Very likely yes, at least as far as the “core” indexes are concerned. As we demonstrated in a comprehensive study recently, “slack” is the best predictor of inflation both at the aggregate level and in individual sectors of the economy. Moreover, Exhibit 6 shows that slack is pervasive throughout the economy, not just in the well known data on unemployment and industrial capacity utilization.
One particular area in which slack could put significant further downward pressure on inflation is actual and imputed rents. There is a clear inverse relationship between the rental vacancy rate and the pace of rent inflation. With rental vacancies at a record, we expect further significant declines in year-on-year rent inflation into negative territory.”
As a trader, watching for surprises in the CPI (up or down) and other related economic indicators is really all you can do in regard to the issue. This is something you can prepare for.
4) Stimulus and Fed Exit Strategy
Big price swings in currencies are likely to be followed by unpredictable announcements from the Federal Reserve, U.S. Treasury, or other government institutions.

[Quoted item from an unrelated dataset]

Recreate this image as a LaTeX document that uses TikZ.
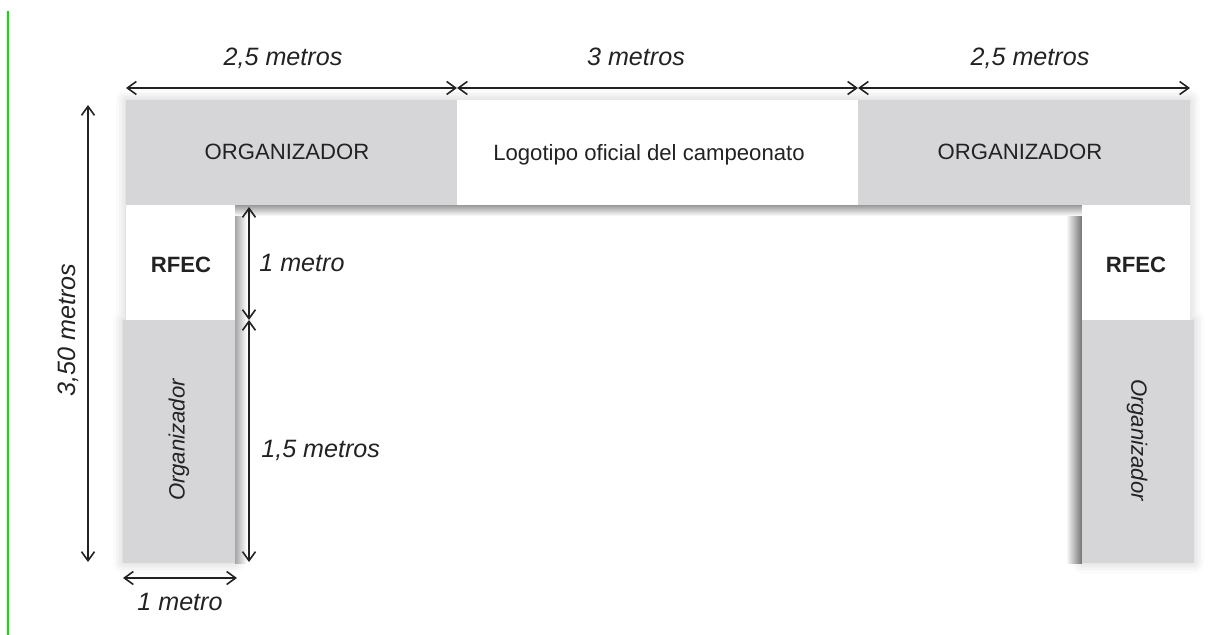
\documentclass[tikz,border=0pt]{standalone}
\usepackage{fontspec}
\setmainfont{Liberation Sans}
\usetikzlibrary{arrows.meta,shadows.blur}
\definecolor{panelgrey}{RGB}{214,214,216}
\definecolor{inkgrey}{RGB}{34,34,34}
\definecolor{markgreen}{RGB}{0,230,0}

\begin{document}
\begin{tikzpicture}[x=0.02cm, y=-0.02cm,
    dim/.style={{Straight Barb[length=1.8mm,width=2.6mm]}-{Straight Barb[length=1.8mm,width=2.6mm]}, line width=0.9pt, draw=inkgrey},
    dimlabel/.style={font=\fontsize{14.3}{17}\selectfont\itshape, text=inkgrey, inner sep=0pt},
    boxlabel/.style={font=\fontsize{12.6}{15}\selectfont, text=inkgrey, inner sep=0pt}]
    \useasboundingbox (0,0) rectangle (1208,635);
    % green edge line
    \draw[markgreen, line width=0.8pt] (8,11) -- (8,635);
    % outer shadow of the frame
    \fill[white, blur shadow={shadow xshift=0pt, shadow yshift=0pt, shadow blur radius=2mm, shadow opacity=22}]
        (126,100) -- (1190,100) -- (1190,320) -- (1194,320) -- (1194,563) -- (1082,563) -- (1082,205)
        -- (235,205) -- (235,563) -- (123,563) -- (123,320) -- (126,320) -- cycle;
    % inner shadows
    \shade[left color=white, right color=black!55] (1066,205) rectangle (1082,563);
    \shade[left color=black!35, right color=white] (235,205) rectangle (247,563);
    \shade[top color=black!40, bottom color=white] (235,205) rectangle (1082,216);
    % top band
    \fill[panelgrey] (126,100) rectangle (457,205);
    \fill[white] (457,100) rectangle (858,205);
    \fill[panelgrey] (858,100) rectangle (1190,205);
    % side columns
    \fill[white] (126,205) rectangle (235,320);
    \fill[panelgrey] (123,320) rectangle (235,563);
    \fill[white] (1082,205) rectangle (1190,320);
    \fill[panelgrey] (1082,320) rectangle (1194,563);
    % texts of the panels
    \node[boxlabel] (orgL) at (287,152) {ORGANIZADOR};
    \node[boxlabel] (logo) at (649,155) {Logotipo oficial del campeonato};
    \node[boxlabel] (orgR) at (1020,152) {ORGANIZADOR};
    \node[boxlabel, font=\fontsize{12.6}{15}\selectfont\bfseries] (rfecL) at (181,265) {RFEC};
    \node[boxlabel, font=\fontsize{12.6}{15}\selectfont\bfseries] (rfecR) at (1136,265) {RFEC};
    \node[boxlabel, font=\fontsize{12.6}{15}\selectfont\itshape, rotate=90] (colL) at (179,440) {Organizador};
    \node[boxlabel, font=\fontsize{12.6}{15}\selectfont\itshape, rotate=-90] (colR) at (1137,440) {Organizador};
    % ends of the measures
    \coordinate (w0) at (126,88);
    \coordinate (w1) at (457,88);
    \coordinate (w2) at (858,88);
    \coordinate (w3) at (1190,88);
    \coordinate (h0) at (88,105);
    \coordinate (h1) at (88,562);
    \coordinate (c0) at (249,207);
    \coordinate (c1) at (249,320);
    \coordinate (c2) at (249,562);
    \coordinate (b0) at (123,578);
    \coordinate (b1) at (237,578);
    % widths
    \draw[dim] (w0) -- (w1);
    \draw[dim] (w1) -- (w2);
    \draw[dim] (w2) -- (w3);
    \node[dimlabel, anchor=base] (lblW0) at (283,66) {2,5 metros};
    \node[dimlabel, anchor=base] (lblW1) at (636,66) {3 metros};
    \node[dimlabel, anchor=base] (lblW2) at (1030,66) {2,5 metros};
    % total height
    \draw[dim] (h1) -- (h0);
    \node[dimlabel, rotate=90] (lblH) at (68,330) {3,50 metros};
    % heights of the column
    \draw[dim] (c0) -- (c1);
    \draw[dim] (c1) -- (c2);
    \node[dimlabel, anchor=west] (lblC0) at (259,263) {1 metro};
    \node[dimlabel, anchor=west] (lblC1) at (261,450) {1,5 metros};
    % width of the column
    \draw[dim] (b0) -- (b1);
    \node[dimlabel] (lblB) at (180,602) {1 metro};
\end{tikzpicture}
\end{document}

More stimulus funds (i.e. more debt or money printing/inflation concerns) or a change (e.g. extension or quicker than anticipated) in the date of the Fed’s exit strategy will be the core issues to watch for.
Unexpected Announcements such as the one to cover unlimited losses at mortgage giants Freddie Mac and Fannie Mae will likely influence your trades and there’s not much you can do about it.
5) Changing the Reserve Currency
The dollar’s status as the reserve currency of the world is likely to continue. Nevertheless, every time some foreign government official (especially from China) talks about dollar diversification, the currency market goes all over the place. Not a lot of fundamental economic elements have changed since the beginning of the financial crisis (e.g. world economy structure, regulation, etc). As a result, the dollar’s reserve currency status is likely to remain the same as well.
In regard to China, it pegs its currency to the dollar. This requires them to accumulate dollar reserves. Unless the Yuan is going to free-float, China will continue to buy dollars. We also can’t forget that China has a lot of dollars (and will for some time) which means it’s in their best interest to have a strong dollar.
Overall, any of dollar-crosses are exposed to this “changing-the-reserve-currency” risk.
Digression: While we talk about China it’s important to notice that markets will probably fall into chaos if things in China start to go the wrong way. As TPC noted:
“China has grown to become the hope of the global economy. With their booming growth, growing consumerism, and fiscal prudence, China is the envy of the economic world. The rally in commodities and manufacturing continues to chug along with a great deal of help from China. If anything goes wrong in China (and we mean anything) equity markets will tumble.”
6) Bank Losses
The banking industry in the United States did pretty well in 2009. Large sums of stimulus money combined with some key changes in accounting rules enabled banks to magically solve all their problems. Huge losses were followed by huge profits. While I would like to believe that everyone got their game together and things are getting better, it’s obvious some of them are hiding big losses.
The fact that the government recently decided to cover unlimited losses at Freddie Mac and Fannie Mae is an indication that things are not as rosy as people think. As a result, similar unexpected bad news in the banking industry is likely to send shock waves across all markets.
7) Ponzi Schemes and what-not (Black Swans?)
I’m assuming most people don’t know about things such as Ponzi schemes until they are exposed in public. Imagine if we found out about another 2 or 3 Bernie Madoffs in 2010?
What happens if the possible sovereign defaults mentioned in the beginning do happen and we have a few AIGs that wrote too many credit-default-swaps and can’t pay for them?